The Year of the Breach. In a piece that ran earlier this month, 60 Minutes officially dubbed 2014 as the year of the breach. If you follow security news, you know why. Consumers started off 2014 by dealing with the aftermath of the massive Target breach that resulted in the loss of more than 40 million consumer debit and credit cards. The Target breach was followed by the Michaels breach where two million more cards were lost. Following Michaels was P.F. Chang's (33 restaurants affected), Home Depot (56 million debit and credit cards lost) and then Staples (the breach is still under investigation). Consumers have been inundated with breach news this year and many are rightfully wary about swiping their cards at retailer stores when making holiday purchases. The reasons behind the growing number of retailer beaches are numerous. At CSID we've noticed that poor security habits like reusing passwords or not implementing security best practices, such as encryption and detection software, often allow cyber criminals to access a retailer or vendor system. Others, such as Mallory Duncan with the National Retailer Federation, feel the main issue is the mag stripe technology currently used for most U.S. credit and debit cards. According to Duncan, "The underlying problem is that we have cards that were designed for the 1960s, '70s and '80s but we now have hackers using 21st century tools to break in." Whatever the case, these types of retail breaches show no sign of stopping and it is only a matter of time until news about the next big breach shows up in our news feeds.
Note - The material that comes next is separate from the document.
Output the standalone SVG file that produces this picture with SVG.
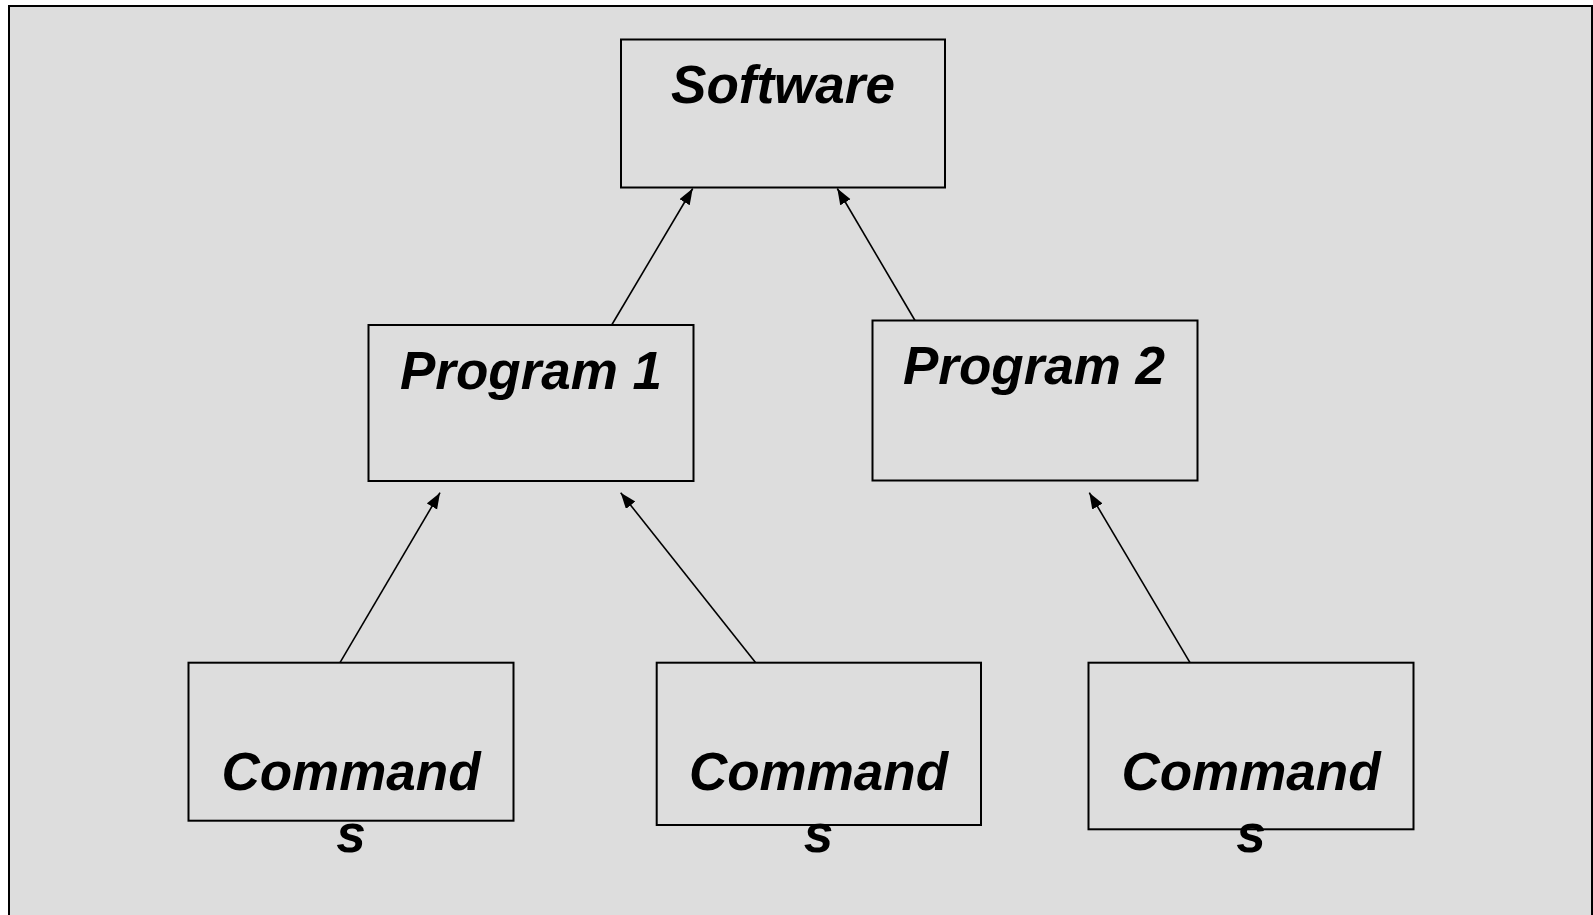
<svg xmlns="http://www.w3.org/2000/svg" width="1593" height="915" viewBox="0 0 1593 915">
<defs>
<style>
.box{fill:#dddddd;stroke:#000;stroke-width:2}
.lbl{font-family:"Liberation Sans",Arial,sans-serif;font-weight:bold;font-style:italic;font-size:53px;fill:#000;text-anchor:middle}
.edge{stroke:#000;stroke-width:1.6;fill:none;marker-end:url(#arr)}
</style>
<marker id="arr" markerUnits="userSpaceOnUse" markerWidth="18" markerHeight="14" refX="16" refY="6" orient="auto">
<path d="M0,0 L16,6 L0,12 z" fill="#000"/>
</marker>
</defs>
<rect x="0" y="0" width="1593" height="915" fill="#ffffff"/>
<rect x="9" y="6" width="1583" height="920" fill="#dddddd" stroke="#000" stroke-width="2"/>
<g id="connectors">
<line class="edge" x1="611.7" y1="325" x2="692.7" y2="188.5"/>
<line class="edge" x1="915" y1="320.5" x2="837.3" y2="188.5"/>
<line class="edge" x1="340" y1="662.7" x2="440" y2="492.7"/>
<line class="edge" x1="755.7" y1="662.7" x2="620.7" y2="492.7"/>
<line class="edge" x1="1190" y1="662.7" x2="1089.3" y2="492.7"/>
</g>
<g id="software">
<rect class="box" x="621" y="39.5" width="324" height="148"/>
<text class="lbl" x="783" y="103">Software</text>
</g>
<g id="program1">
<rect class="box" x="368.5" y="325" width="325" height="156"/>
<text class="lbl" x="531" y="389">Program 1</text>
</g>
<g id="program2">
<rect class="box" x="872.5" y="320.5" width="325" height="160"/>
<text class="lbl" x="1034" y="384">Program 2</text>
</g>
<g id="commands1">
<rect class="box" x="188.5" y="662.7" width="325" height="158"/>
<text class="lbl" x="351" y="790">Command</text>
<text class="lbl" x="351" y="852">s</text>
</g>
<g id="commands2">
<rect class="box" x="656.7" y="662.7" width="324.3" height="162.3"/>
<text class="lbl" x="818.5" y="790">Command</text>
<text class="lbl" x="818.5" y="852">s</text>
</g>
<g id="commands3">
<rect class="box" x="1088.5" y="662.7" width="325" height="166.6"/>
<text class="lbl" x="1251" y="790">Command</text>
<text class="lbl" x="1251" y="852">s</text>
</g>
</svg>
How this impacts you: Unless you make all of your retail purchases using cash, you are at risk for becoming of victim of this type of breach. If you must use a card when making purchases, use a credit card as it is easier to recoup losses related to unauthorized purchases made with your credit card versus your debit card. Another good practice is to keep a close eye on your bank statements. Cyber criminals will often test a stolen card with a small purchase to make sure it is active. These smaller purchases are likely to go unnoticed on a bank statement.

At CSID we anticipate the frequency and severity of data breaches will continue to increase going in to 2015. We also expect to see more breaches occurring on a global scale. In the meantime, be vigilant about security best practices - use secure passwords and don't reuse them across sites, keep an eye on your credit and financial statements and never click on a suspicious link. It is also a good practice to use a monitoring service that can alert you if your personally identifiable information like your Social Security number, phone number or home address are being used for malicious purposes.